OTTAWA, March 16, 2025 – Immigration, Refugees and Citizenship Canada (IRCC) is strengthening its monitoring of international students through updated guidelines on student enrolment status reporting by Designated Learning Institutions (DLIs). As detailed in the latest policy update effective November 8, 2024, compliance reporting has become a mandatory requirement under Regulation 222.1(1)(b) of the Immigration and Refugee Protection Regulations (IRPR). This shift aims to ensure study permit holders are actively pursuing their education, a key condition for remaining in Canada, while providing IRCC with robust data to uphold program integrity.
International Student Compliance Regime: A Closer Look
Since 2016, the International Student Compliance Regime (ISCR) has tracked enrolment statuses at post-secondary DLIs across Canada (excluding Nunavut). Twice yearly, in Spring (March 1–April 30) and Fall (November 1–December 30), DLIs submit compliance reports via the secure DLI Portal. These reports, automatically generated from the Global Case Management System (GCMS), list all study permit holders tied to a DLI’s unique number. Institutions then have 60 days to assign an enrolment status to each student, offering IRCC a snapshot of compliance.

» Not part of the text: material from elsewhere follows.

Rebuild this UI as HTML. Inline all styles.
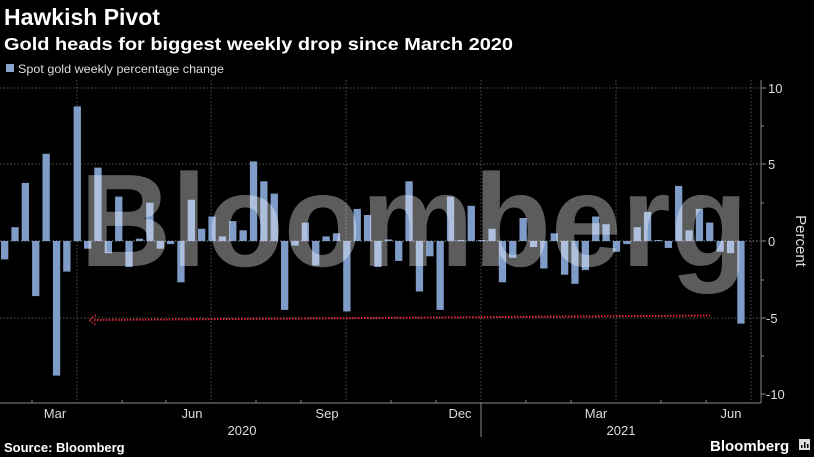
<!DOCTYPE html>
<html><head><meta charset="utf-8"><style>
html,body{margin:0;padding:0;background:#000;}
svg{display:block;font-family:"Liberation Sans","DejaVu Sans",sans-serif;}
</style></head><body>
<svg width="814" height="457" viewBox="0 0 814 457" xmlns="http://www.w3.org/2000/svg">
<rect width="814" height="457" fill="#000"/>
<text x="4" y="25" fill="#fff" font-size="23" font-weight="bold">Hawkish Pivot</text>
<text x="4" y="50" fill="#fff" font-size="17.5" font-weight="bold" textLength="509" lengthAdjust="spacingAndGlyphs">Gold heads for biggest weekly drop since March 2020</text>
<rect x="6" y="64" width="8" height="8" fill="#8aa3cc"/>
<text x="18" y="73" fill="#ddd" font-size="12" textLength="206" lengthAdjust="spacingAndGlyphs">Spot gold weekly percentage change</text>
<g stroke="#555" stroke-width="1" stroke-dasharray="1.5,2">
<line x1="0" y1="88" x2="760" y2="88"/>
<line x1="0" y1="164" x2="760" y2="164"/>
<line x1="0" y1="318" x2="760" y2="318"/>
<line x1="77" y1="80" x2="77" y2="403"/>
<line x1="211" y1="80" x2="211" y2="403"/>
<line x1="346" y1="80" x2="346" y2="403"/>
<line x1="481" y1="80" x2="481" y2="403"/>
<line x1="616" y1="80" x2="616" y2="403"/>
<line x1="751" y1="80" x2="751" y2="403"/>
</g>
<line x1="0" y1="241" x2="760" y2="241" stroke="#888" stroke-width="1" stroke-dasharray="1.5,2"/>
<g fill="#7f9cc8">
<rect x="1.0" y="241" width="7.3" height="18.4"/>
<rect x="11.4" y="227.2" width="7.3" height="13.8"/>
<rect x="21.7" y="182.9" width="7.3" height="58.1"/>
<rect x="32.1" y="241" width="7.3" height="55.1"/>
<rect x="42.5" y="153.8" width="7.3" height="87.2"/>
<rect x="52.9" y="241" width="7.3" height="134.6"/>
<rect x="63.2" y="241" width="7.3" height="30.6"/>
<rect x="73.6" y="106.4" width="7.3" height="134.6"/>
<rect x="84.0" y="241" width="7.3" height="7.7"/>
<rect x="94.3" y="167.6" width="7.3" height="73.4"/>
<rect x="104.7" y="241" width="7.3" height="12.2"/>
<rect x="115.1" y="196.6" width="7.3" height="44.4"/>
<rect x="125.4" y="241" width="7.3" height="26"/>
<rect x="135.8" y="238.7" width="7.3" height="2.3"/>
<rect x="146.2" y="202.7" width="7.3" height="38.3"/>
<rect x="156.6" y="241" width="7.3" height="7.7"/>
<rect x="166.9" y="241" width="7.3" height="3.1"/>
<rect x="177.3" y="241" width="7.3" height="41.3"/>
<rect x="187.7" y="199.7" width="7.3" height="41.3"/>
<rect x="198.0" y="228.8" width="7.3" height="12.2"/>
<rect x="208.4" y="216.5" width="7.3" height="24.5"/>
<rect x="218.8" y="236.4" width="7.3" height="4.6"/>
<rect x="229.1" y="221.1" width="7.3" height="19.9"/>
<rect x="239.5" y="230.3" width="7.3" height="10.7"/>
<rect x="249.9" y="161.4" width="7.3" height="79.6"/>
<rect x="260.2" y="181.3" width="7.3" height="59.7"/>
<rect x="270.6" y="193.6" width="7.3" height="47.4"/>
<rect x="281.0" y="241" width="7.3" height="68.9"/>
<rect x="291.4" y="241" width="7.3" height="4.6"/>
<rect x="301.7" y="222.6" width="7.3" height="18.4"/>
<rect x="312.1" y="241" width="7.3" height="24.5"/>
<rect x="322.5" y="236.4" width="7.3" height="4.6"/>
<rect x="332.8" y="233.3" width="7.3" height="7.7"/>
<rect x="343.2" y="241" width="7.3" height="70.4"/>
<rect x="353.6" y="208.9" width="7.3" height="32.1"/>
<rect x="363.9" y="215" width="7.3" height="26"/>
<rect x="374.3" y="241" width="7.3" height="26"/>
<rect x="384.7" y="239.5" width="7.3" height="1.5"/>
<rect x="395.1" y="241" width="7.3" height="19.9"/>
<rect x="405.4" y="181.3" width="7.3" height="59.7"/>
<rect x="415.8" y="241" width="7.3" height="50.5"/>
<rect x="426.2" y="241" width="7.3" height="15.3"/>
<rect x="436.5" y="241" width="7.3" height="68.9"/>
<rect x="446.9" y="196.6" width="7.3" height="44.4"/>
<rect x="457.3" y="240" width="7.3" height="1"/>
<rect x="467.6" y="205.8" width="7.3" height="35.2"/>
<rect x="478.0" y="240" width="7.3" height="1"/>
<rect x="488.4" y="228.8" width="7.3" height="12.2"/>
<rect x="498.8" y="241" width="7.3" height="41.3"/>
<rect x="509.1" y="241" width="7.3" height="16.8"/>
<rect x="519.5" y="218" width="7.3" height="23"/>
<rect x="529.9" y="241" width="7.3" height="6.1"/>
<rect x="540.2" y="241" width="7.3" height="27.5"/>
<rect x="550.6" y="233.3" width="7.3" height="7.7"/>
<rect x="561.0" y="241" width="7.3" height="33.7"/>
<rect x="571.3" y="241" width="7.3" height="42.8"/>
<rect x="581.7" y="241" width="7.3" height="29.1"/>
<rect x="592.1" y="216.5" width="7.3" height="24.5"/>
<rect x="602.4" y="224.2" width="7.3" height="16.8"/>
<rect x="612.8" y="241" width="7.3" height="10.7"/>
<rect x="623.2" y="241" width="7.3" height="3.1"/>
<rect x="633.6" y="227.2" width="7.3" height="13.8"/>
<rect x="643.9" y="211.9" width="7.3" height="29.1"/>
<rect x="654.3" y="240" width="7.3" height="1"/>
<rect x="664.7" y="241" width="7.3" height="6.9"/>
<rect x="675.0" y="185.9" width="7.3" height="55.1"/>
<rect x="685.4" y="230.3" width="7.3" height="10.7"/>
<rect x="695.8" y="208.9" width="7.3" height="32.1"/>
<rect x="706.1" y="222.6" width="7.3" height="18.4"/>
<rect x="716.5" y="241" width="7.3" height="10.7"/>
<rect x="726.9" y="241" width="7.3" height="12.2"/>
<rect x="737.3" y="241" width="7.3" height="82.6"/>
</g>
<text x="80" y="266" fill="#fff" fill-opacity="0.36" font-size="132" font-weight="bold" textLength="668" lengthAdjust="spacingAndGlyphs">Bloomberg</text>
<line x1="94" y1="320" x2="710" y2="315.5" stroke="#e0253a" stroke-width="2" stroke-dasharray="1.5,1.5"/>
<polyline points="96,315 89,320 96,325" fill="none" stroke="#e0253a" stroke-width="1.5" stroke-dasharray="1.5,1.5"/>
<line x1="0" y1="403" x2="761" y2="403" stroke="#888"/>
<g stroke="#888"><line x1="761" y1="80" x2="761" y2="403"/>
<line x1="761" y1="88" x2="766" y2="88"/><line x1="761" y1="164" x2="766" y2="164"/><line x1="761" y1="241" x2="766" y2="241"/><line x1="761" y1="318" x2="766" y2="318"/><line x1="761" y1="394" x2="766" y2="394"/>
<line x1="761" y1="126" x2="764" y2="126"/><line x1="761" y1="203" x2="764" y2="203"/><line x1="761" y1="280" x2="764" y2="280"/><line x1="761" y1="356" x2="764" y2="356"/>
<line x1="481" y1="403" x2="481" y2="437"/>
<line x1="32" y1="403" x2="32" y2="400"/><line x1="122" y1="403" x2="122" y2="400"/><line x1="166" y1="403" x2="166" y2="400"/><line x1="256" y1="403" x2="256" y2="400"/><line x1="301" y1="403" x2="301" y2="400"/><line x1="391" y1="403" x2="391" y2="400"/><line x1="436" y1="403" x2="436" y2="400"/><line x1="526" y1="403" x2="526" y2="400"/><line x1="571" y1="403" x2="571" y2="400"/><line x1="661" y1="403" x2="661" y2="400"/><line x1="706" y1="403" x2="706" y2="400"/>
</g>
<g fill="#ddd" font-size="13">
<text x="768" y="93">10</text><text x="768" y="169">5</text><text x="768" y="246">0</text><text x="766" y="323">-5</text><text x="766" y="399">-10</text>
<text text-anchor="middle" x="55" y="418">Mar</text><text text-anchor="middle" x="192" y="418">Jun</text><text text-anchor="middle" x="327" y="418">Sep</text><text text-anchor="middle" x="460" y="418">Dec</text><text text-anchor="middle" x="596" y="418">Mar</text><text text-anchor="middle" x="731" y="418">Jun</text>
<text text-anchor="middle" x="242" y="435">2020</text><text text-anchor="middle" x="621" y="435">2021</text>
</g>
<text x="796" y="241" fill="#ddd" font-size="15" text-anchor="middle" transform="rotate(90 796 241)">Percent</text>
<text x="4" y="452" fill="#fff" font-size="13" font-weight="bold">Source: Bloomberg</text>
<text x="710" y="451" fill="#fff" font-size="15" font-weight="bold">Bloomberg</text>
<rect x="799" y="439" width="11" height="11" fill="#ddd"/>
<g fill="#000"><rect x="801" y="445" width="1.5" height="3"/><rect x="804" y="442" width="1.5" height="6"/><rect x="807" y="444" width="1.5" height="4"/></g>
</svg>
</body></html>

The ISCR targets post-secondary students in programs lasting at least six months, excluding primary and secondary learners, as well as specific groups like refugee claimants or family members of those with unenforceable removal orders. Under R220.1(1), study permit holders must enrol at their designated institution and actively pursue their studies, making reasonable progress toward completion.
Mandatory Reporting: What’s New?
As of November 8, 2024, submitting these compliance reports is no longer optional. DLIs must now detail whether students are enrolled and studying, with failure to comply potentially leading to sanctions, such as suspension from hosting new international students. This marks a significant evolution from the voluntary framework, where 6-8% of roughly 700 DLIs historically failed to report, according to regulatory analyses.
Adverse vs. Non-Adverse Enrolment Statuses
DLIs categorize students into “non-adverse” or “adverse” statuses:
- Non-Adverse: Includes “Full-time Studies,” “Part-time Studies,” “Academic Break,” “Authorized Leave,” “Deferred Enrolment,” “Not Started,” and “Program or Degree Completed”—indicating compliance with study permit conditions.
- Adverse: Covers “Academic Suspension,” “No Longer Registered or Enrolled,” “No Show,” and “Unknown or No Record”—flagging potential non-compliance.
An adverse status doesn’t automatically mean a violation. IRCC emphasizes procedural fairness, requiring further verification—such as interviews or requests for transcripts—before confirming non-compliance and pursuing enforcement actions.
Interpreting the Data: Caution Required
While compliance reports offer valuable insights, IRCC cautions that they’re only indicators. Enrolment statuses reflect a moment in time and may not capture a student’s full story. For instance, a “No Longer Enrolled” status could stem from a legitimate DLI switch unreported before November 2024. Officers must apply procedural fairness, ensuring students have a chance to explain before any adverse decisions, like permit cancellation, are made.
Impact on Application Processing
The primary goal is monitoring compliance, but the data also informs processing. Officers can use adverse statuses to prompt additional documentation requests, though standard verification protocols remain unchanged. Post-reporting investigations, currently limited in scope, analyze trends to refine future strategies, helping IRCC spot risks like fraudulent enrolment or non-genuine students.
Changing DLIs: New Rules in Play
A major update since November 8, 2024, requires students switching post-secondary DLIs to apply for a new study permit. Previously, students could change schools freely and update IRCC via MyAccount—failure to do so often led to adverse reporting by their original DLI. Now, this formal process ensures accurate tracking, reducing misreported statuses and aligning GCMS records with reality.
Why It Matters
This enhanced regime reflects IRCC’s push for accountability amid rising international student numbers—437,000 study permits targeted for 2025, per the latest Levels Plan. By mandating compliance, IRCC aims to protect genuine students, curb program abuse, and ease pressures on housing and services. For DLIs, it’s a call to sharpen reporting practices; for students, it’s a reminder to stay enrolled and engaged—or face scrutiny.
Stay tuned as IRCC rolls out these changes, with Quebec DLIs set to join the reporting fold by late 2025 after an onboarding period. For now, the DLI Portal remains the backbone of this evolving oversight system—keeping Canada’s student program sustainable and secure.